The fact is that space travel is astronomically expensive. Literally. NASA’s Space Shuttle Program cost nearly $200 billion before it was discontinued in 2011. The average flight cost was $1.5 billion (in 2010 dollars). That’s a price tag picked up by US taxpayers. While space exploration is undeniably exciting, offering huge potentials for scientific advancement, can you really argue it’s more valuable than building roads, or educating the next generation, or simply cutting taxes?

(Comparatively, NASA paid Orbital a total of $288 million to build the space shuttle service, with the company contributing another $150 million of its own money. Two successful missions were completed before Tuesday’s crash, and it would only have taken two more to make Orbital cheaper than Soyuz.)

If you’re still in doubt, it might be worth considering who is behind the private sector’s foray into the space industry. Orbital, for example, was founded by three entrepreneurs who met at the Harvard Business School. But Orbital is not the only private space company to win a NASA contract. Its main competitor, SpaceX, also developed a spacecraft capable of transporting supplies and passengers to the International Space Station, which completed its first space flight in December 2010, making history as the first privately-funded company to launch, orbit and recover a spacecraft. Is the founder of SpaceX a government scientist or an ex-NASA engineer? No, it’s Elon Musk, co-founder of PayPal and chief project architect of Tesla Motors.

Meanwhile, Richard Branson’s Virgin Galactic plans to kickstart the space tourism industry, with personal flights priced at $250,000 for next year. And Blue Origin, whose aim is to decrease the cost and increase the safety of human spaceflight, was set up by Amazon-founder Jeff Bezos, who has invested over $500 million of his own money.

Who would you rather took on the awe-inspiring challenge of making space travel a reality: these entrepreneurs, or state-funded government programmes? Would you want private investors or taxpayers footing the bill? The answer should be obvious. In a field where so much is unknown, where success always seems just around the corner, and where the costs are crippling, we need entrepreneurs with a proven ability to innovate and adapt, not governments mired by political restrictions who expect their citizens to pay for their mistakes. The space industry demands efficiency like no other, and requires those who know how to maximise productivity – people like Musk, Branson and Bezos.

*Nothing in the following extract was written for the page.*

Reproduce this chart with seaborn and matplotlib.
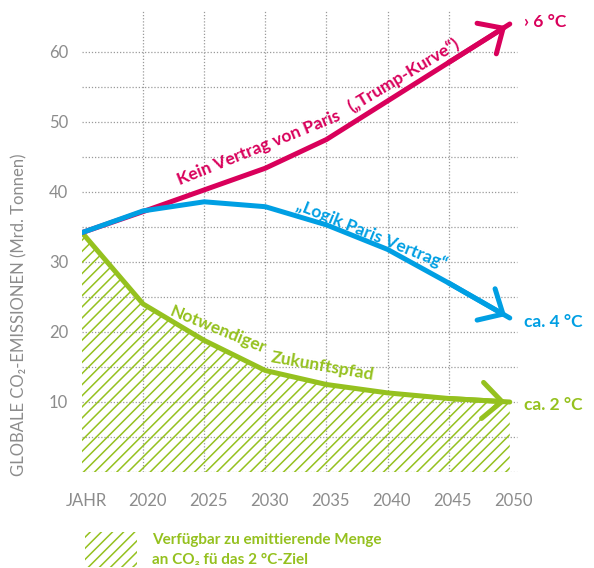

It should come as no surprise that revolutionary technology for reusing orbital launch systems has come from SpaceX. The company announced its plan in 2011, completed the designs by 2012, began testing in 2013, and is currently running extensive trial programmes. If successful, this technology will enable rockets to be reused hours after return, similar to aircrafts. SpaceX’s Falcon 9 rockets are already the cheapest out there ($56.7 million per launch), and this reusable technology could drop the price by 90% – SpaceX President and COO Gwynne Shotwell has said: “If we get this right, and we’re trying very hard to get this right, we’re looking at launches to be in the 5 to 7 million dollar range, which would really change things dramatically.” Imagine a government programme cutting its costs by 90%.

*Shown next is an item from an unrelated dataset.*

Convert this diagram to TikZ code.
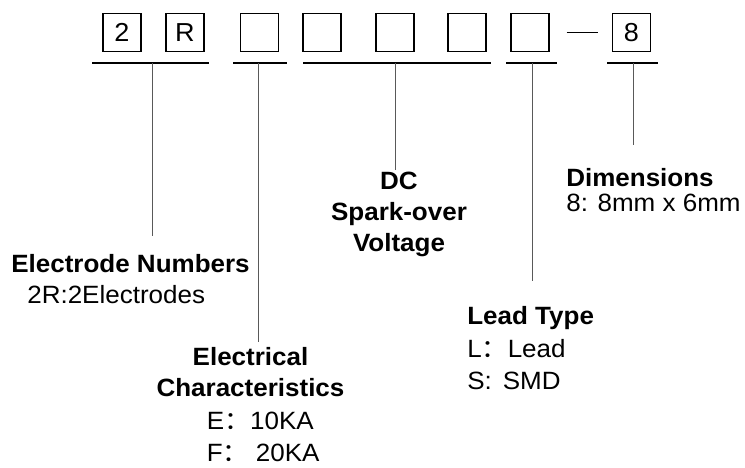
\documentclass[tikz,border=0pt]{standalone}
\usepackage{fontspec}
\setmainfont[FakeStretch=1.04]{Liberation Sans}
\newfontfamily\cjkfont[FakeStretch=1.04]{Noto Sans CJK SC}
\usetikzlibrary{positioning}
\newcommand{\fwcolon}{{\cjkfont ：}}

\begin{document}
\begin{tikzpicture}[x=1pt, y=-1pt, semithick]
    \tikzstyle{digit}=[
        draw = black,
        line width = 1.3pt,
        minimum size = 38pt,
        inner sep = 0pt,
        font = \fontsize{26}{30}\selectfont
    ]
    \tikzstyle{bar}=[draw=black, line width=1.7pt]
    \tikzstyle{lead}=[draw=black!65, line width=1pt]
    \tikzstyle{head}=[inner sep=0pt, align=center, font=\fontsize{25}{31}\selectfont\bfseries]
    \tikzstyle{info}=[inner sep=0pt, align=left, font=\fontsize{25}{32}\selectfont]
    \useasboundingbox (0,0) rectangle (745,467);

    % code boxes
    \node (a) [digit] at (122,32.5) {2};
    \node (b) [digit, right=23.7pt of a] {R};
    \node (c) [digit, right=35.2pt of b] {};
    \node (d) [digit, right=23.2pt of c] {};
    \node (e) [digit, right=33.7pt of d] {};
    \node (f) [digit, right=32.7pt of e] {};
    \node (g) [digit, right=23.7pt of f] {};
    \node (h) [digit, right=62.2pt of g] {8};
    \draw[line width=1.3pt] ([xshift=17pt]g.east) -- ([xshift=-14pt]h.west);

    % brackets under the groups
    \draw[bar] (92,63) -- (209,63);
    \draw[bar] (233,63) -- (287,63);
    \draw[bar] (303,63) -- (491,63);
    \draw[bar] (506,63) -- (557,63);
    \draw[bar] (607,63) -- (658,63);

    \coordinate (m1) at (152,63);  \coordinate (t1) at (152,236);
    \coordinate (m2) at (258,63);  \coordinate (t2) at (258,342);
    \coordinate (m3) at (395,63);  \coordinate (t3) at (395,170);
    \coordinate (m4) at (532,63);  \coordinate (t4) at (532,281);
    \coordinate (m5) at (633,63);  \coordinate (t5) at (633,145);

    % labels
    \node (en) [info, anchor=north west, font=\fontsize{25}{31}\selectfont]
        at (11,254.5) {\textbf{Electrode Numbers}\\\hspace*{16pt}2R:2Electrodes};
    \node (ec) [head, anchor=north] at (250.5,347.5) {Electrical\\Characteristics};
    \node (ev) [info, anchor=north west] at (206.5,411.5) {E\fwcolon 10KA\\F\fwcolon\ 20KA};
    \node (dc) [head, anchor=north] at (399,172) {DC\\Spark-over\\Voltage};
    \node (lt) [info, anchor=north west, font=\fontsize{25}{32.5}\selectfont]
        at (467,306.5) {\textbf{Lead Type}\\L\fwcolon Lead\\S:\hspace{11pt}SMD};
    \node (dm) [info, anchor=north west, font=\fontsize{25}{24.5}\selectfont]
        at (566,168.5) {\textbf{Dimensions}\\8: 8mm x 6mm};

    \path[lead] (m1) edge (t1)
                (m2) edge (t2)
                (m3) edge (t3)
                (m4) edge (t4)
                (m5) edge (t5);
\end{tikzpicture}
\end{document}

This does not mean that there is no role for states as we explore this new frontier, only that we must be realistic about who is best-suited to make the breakthroughs. NASA’s contracts are far from perfect, and New Mexico’s taxpayers are still paying for the space port Virgin Galactic plans to operate from, but the precedent for collaboration between state and private sector is emerging. How we choose to structure this new relationship is up for debate, but if we take it for granted that private companies have made air travel as cheap and convenient as it is today, we should accept that the same is possible with space. The Antares crash is a failure, but it’s the type of failure that comes with technological progress. The privatisation of space is propelling us, if not to infinity and beyond, then forwards, upwards, and into the unimagined.